COLLECTED DATA ▸

— start —

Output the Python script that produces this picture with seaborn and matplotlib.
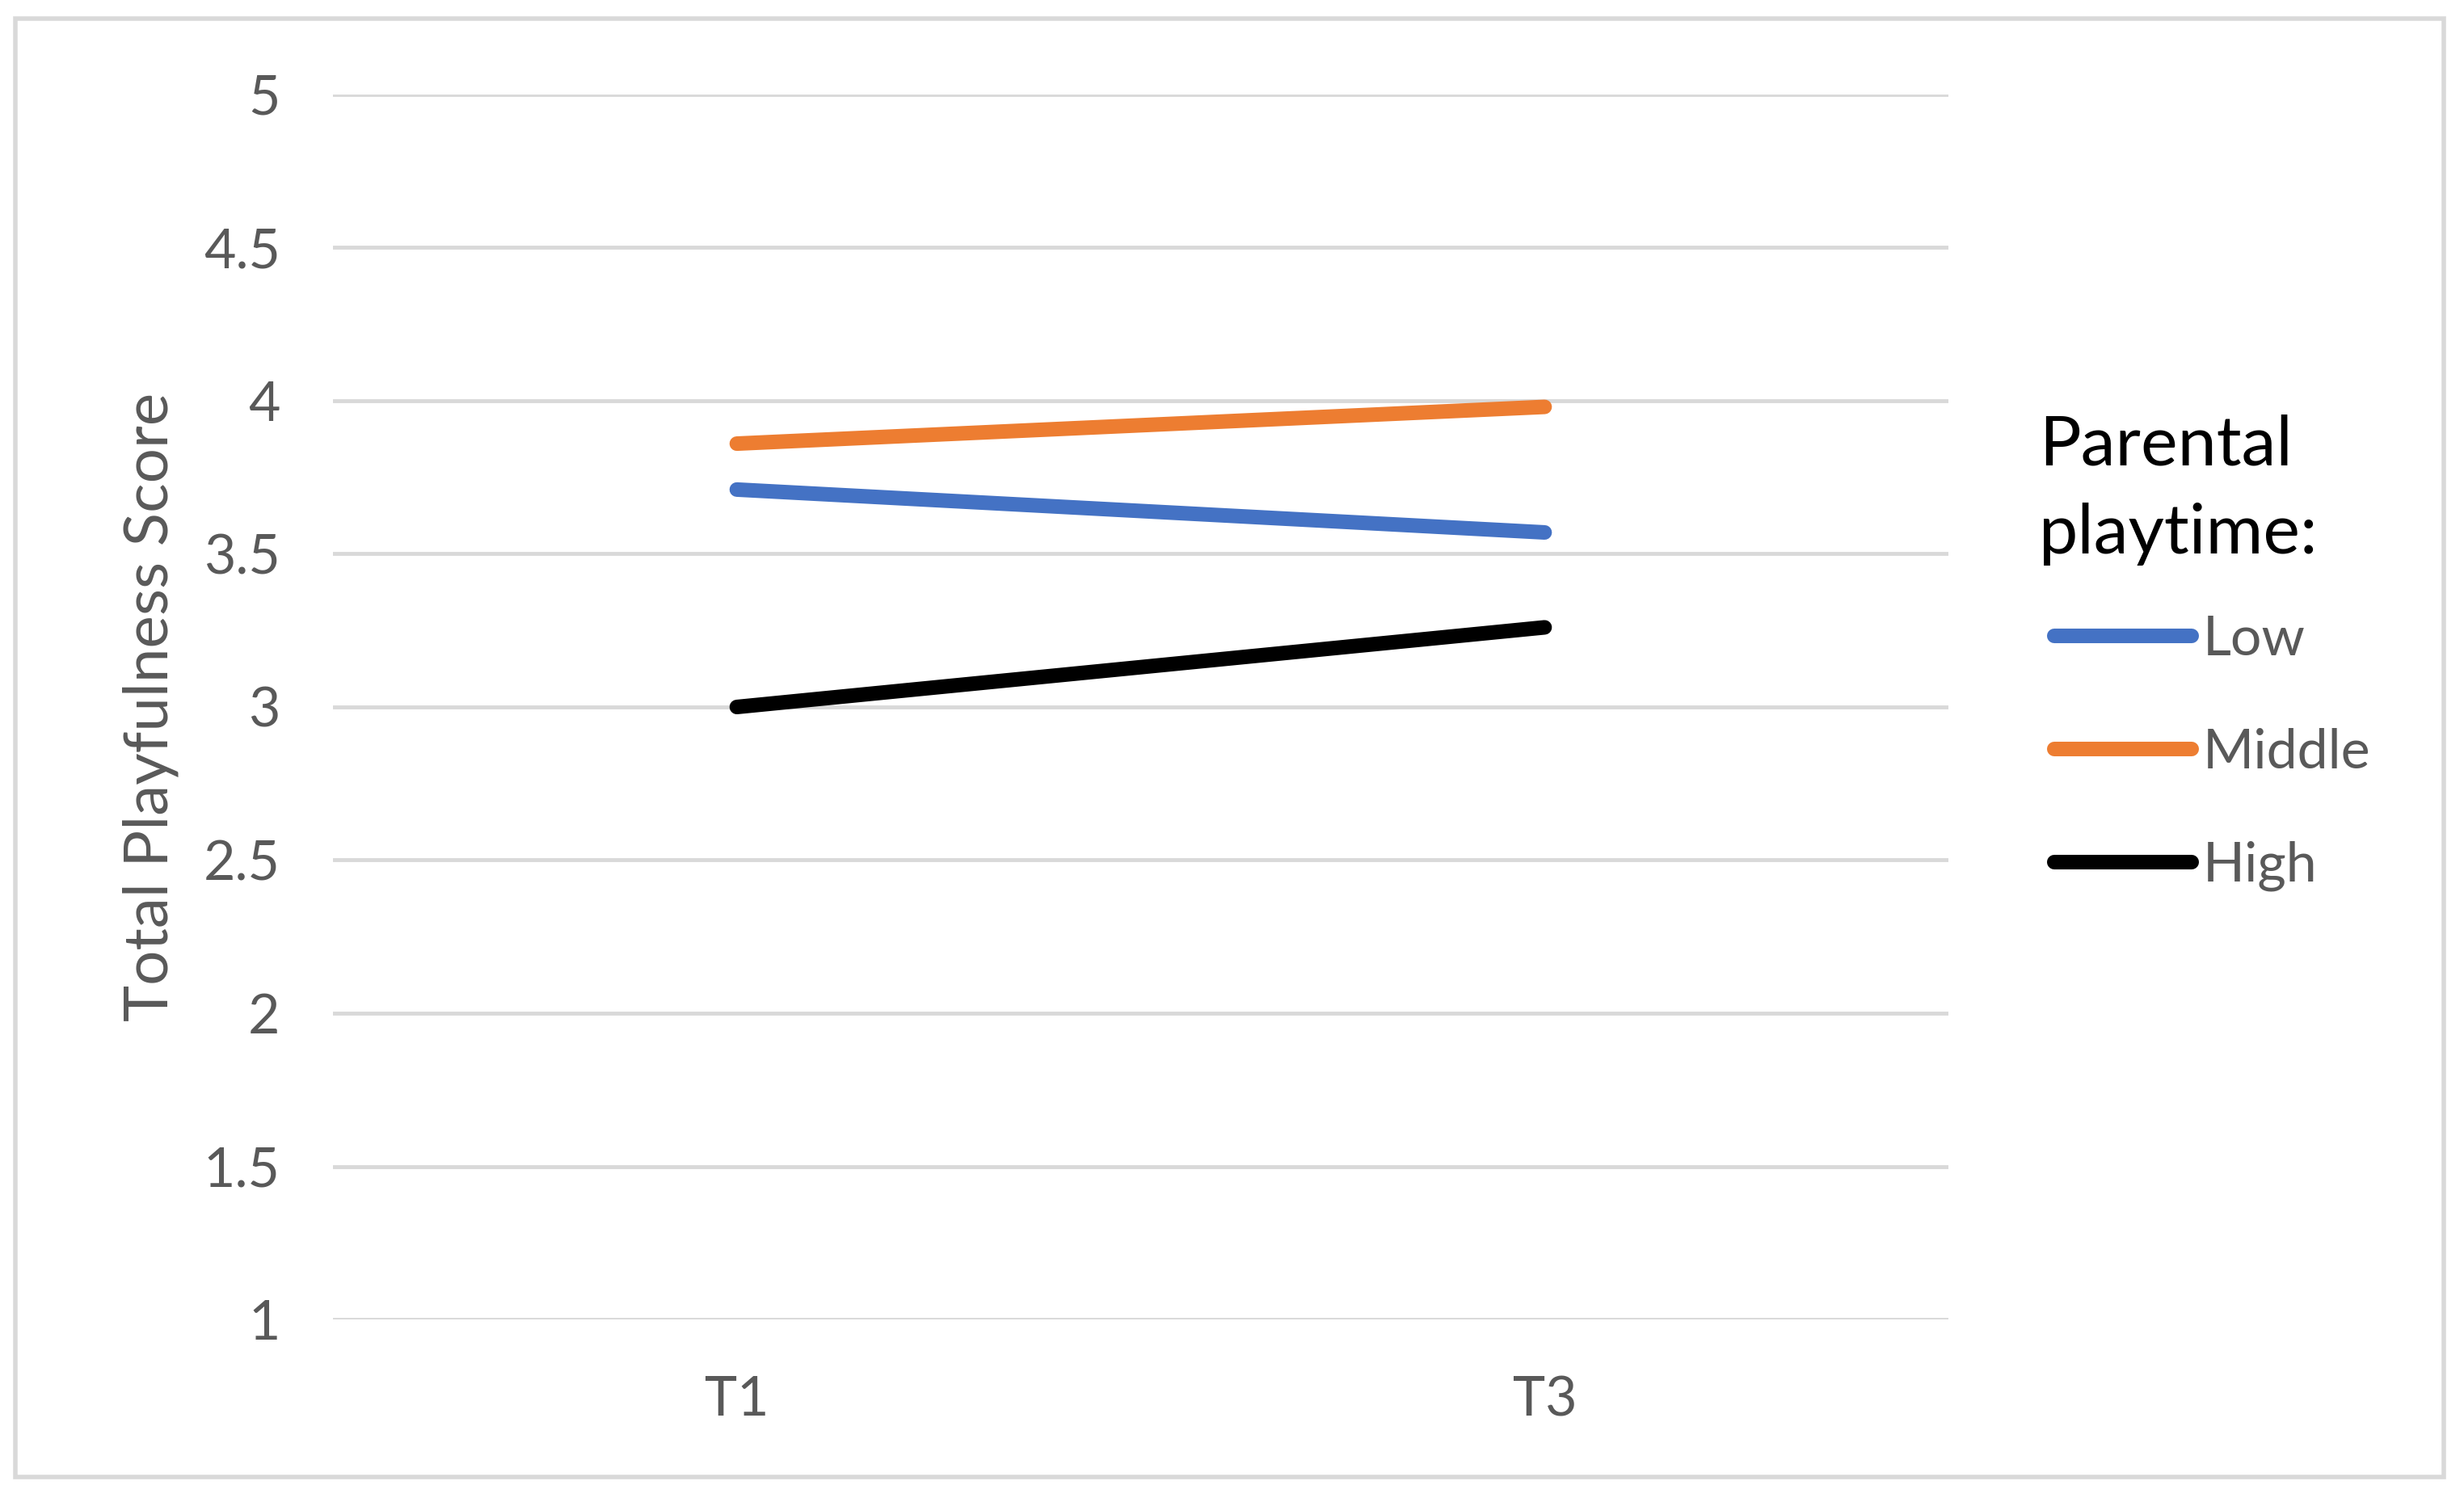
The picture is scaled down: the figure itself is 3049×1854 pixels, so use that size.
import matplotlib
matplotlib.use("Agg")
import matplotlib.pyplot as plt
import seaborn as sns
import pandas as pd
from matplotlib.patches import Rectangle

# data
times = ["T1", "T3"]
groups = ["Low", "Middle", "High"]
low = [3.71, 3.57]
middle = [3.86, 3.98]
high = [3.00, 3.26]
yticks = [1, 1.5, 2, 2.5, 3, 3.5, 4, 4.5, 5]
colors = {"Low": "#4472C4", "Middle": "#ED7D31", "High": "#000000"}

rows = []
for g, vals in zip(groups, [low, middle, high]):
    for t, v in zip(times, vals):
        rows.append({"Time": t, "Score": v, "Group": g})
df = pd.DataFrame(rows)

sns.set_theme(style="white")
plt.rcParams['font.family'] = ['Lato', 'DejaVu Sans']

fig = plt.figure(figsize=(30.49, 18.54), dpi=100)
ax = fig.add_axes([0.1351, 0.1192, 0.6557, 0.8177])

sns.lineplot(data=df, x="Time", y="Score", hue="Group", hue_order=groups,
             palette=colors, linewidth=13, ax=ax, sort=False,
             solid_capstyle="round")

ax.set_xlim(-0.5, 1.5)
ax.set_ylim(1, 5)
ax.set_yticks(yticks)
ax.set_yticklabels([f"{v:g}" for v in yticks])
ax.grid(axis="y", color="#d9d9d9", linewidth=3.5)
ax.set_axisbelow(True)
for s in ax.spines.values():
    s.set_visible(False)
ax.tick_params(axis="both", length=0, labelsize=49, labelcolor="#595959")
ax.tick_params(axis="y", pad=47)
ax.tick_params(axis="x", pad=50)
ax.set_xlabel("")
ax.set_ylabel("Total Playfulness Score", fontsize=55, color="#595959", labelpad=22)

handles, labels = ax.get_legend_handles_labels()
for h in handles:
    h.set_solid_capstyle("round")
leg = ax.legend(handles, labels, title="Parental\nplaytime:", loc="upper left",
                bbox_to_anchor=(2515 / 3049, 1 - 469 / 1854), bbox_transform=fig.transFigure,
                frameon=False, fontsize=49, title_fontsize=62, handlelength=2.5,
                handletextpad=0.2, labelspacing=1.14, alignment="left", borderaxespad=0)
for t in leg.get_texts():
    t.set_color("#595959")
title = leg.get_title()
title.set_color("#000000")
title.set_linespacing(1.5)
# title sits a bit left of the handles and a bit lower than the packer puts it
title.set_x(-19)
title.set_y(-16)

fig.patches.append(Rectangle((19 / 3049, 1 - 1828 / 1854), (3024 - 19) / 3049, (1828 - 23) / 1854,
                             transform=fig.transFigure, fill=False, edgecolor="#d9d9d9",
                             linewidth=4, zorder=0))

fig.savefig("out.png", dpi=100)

— end —

WHAT THIS TASK INVOLVES ▸ Would you set down the listing exactly, omitting pictures?

FINAL ANSWER ▸
Output the Python script that produces this picture with seaborn and matplotlib.
The picture is scaled down: the figure itself is 3049×1854 pixels, so use that size.
import matplotlib
matplotlib.use("Agg")
import matplotlib.pyplot as plt
import seaborn as sns
import pandas as pd
from matplotlib.patches import Rectangle

# data
times = ["T1", "T3"]
groups = ["Low", "Middle", "High"]
low = [3.71, 3.57]
middle = [3.86, 3.98]
high = [3.00, 3.26]
yticks = [1, 1.5, 2, 2.5, 3, 3.5, 4, 4.5, 5]
colors = {"Low": "#4472C4", "Middle": "#ED7D31", "High": "#000000"}

rows = []
for g, vals in zip(groups, [low, middle, high]):
    for t, v in zip(times, vals):
        rows.append({"Time": t, "Score": v, "Group": g})
df = pd.DataFrame(rows)

sns.set_theme(style="white")
plt.rcParams['font.family'] = ['Lato', 'DejaVu Sans']

fig = plt.figure(figsize=(30.49, 18.54), dpi=100)
ax = fig.add_axes([0.1351, 0.1192, 0.6557, 0.8177])

sns.lineplot(data=df, x="Time", y="Score", hue="Group", hue_order=groups,
             palette=colors, linewidth=13, ax=ax, sort=False,
             solid_capstyle="round")

ax.set_xlim(-0.5, 1.5)
ax.set_ylim(1, 5)
ax.set_yticks(yticks)
ax.set_yticklabels([f"{v:g}" for v in yticks])
ax.grid(axis="y", color="#d9d9d9", linewidth=3.5)
ax.set_axisbelow(True)
for s in ax.spines.values():
    s.set_visible(False)
ax.tick_params(axis="both", length=0, labelsize=49, labelcolor="#595959")
ax.tick_params(axis="y", pad=47)
ax.tick_params(axis="x", pad=50)
ax.set_xlabel("")
ax.set_ylabel("Total Playfulness Score", fontsize=55, color="#595959", labelpad=22)

handles, labels = ax.get_legend_handles_labels()
for h in handles:
    h.set_solid_capstyle("round")
leg = ax.legend(handles, labels, title="Parental\nplaytime:", loc="upper left",
                bbox_to_anchor=(2515 / 3049, 1 - 469 / 1854), bbox_transform=fig.transFigure,
                frameon=False, fontsize=49, title_fontsize=62, handlelength=2.5,
                handletextpad=0.2, labelspacing=1.14, alignment="left", borderaxespad=0)
for t in leg.get_texts():
    t.set_color("#595959")
title = leg.get_title()
title.set_color("#000000")
title.set_linespacing(1.5)
# title sits a bit left of the handles and a bit lower than the packer puts it
title.set_x(-19)
title.set_y(-16)

fig.patches.append(Rectangle((19 / 3049, 1 - 1828 / 1854), (3024 - 19) / 3049, (1828 - 23) / 1854,
                             transform=fig.transFigure, fill=False, edgecolor="#d9d9d9",
                             linewidth=4, zorder=0))

fig.savefig("out.png", dpi=100)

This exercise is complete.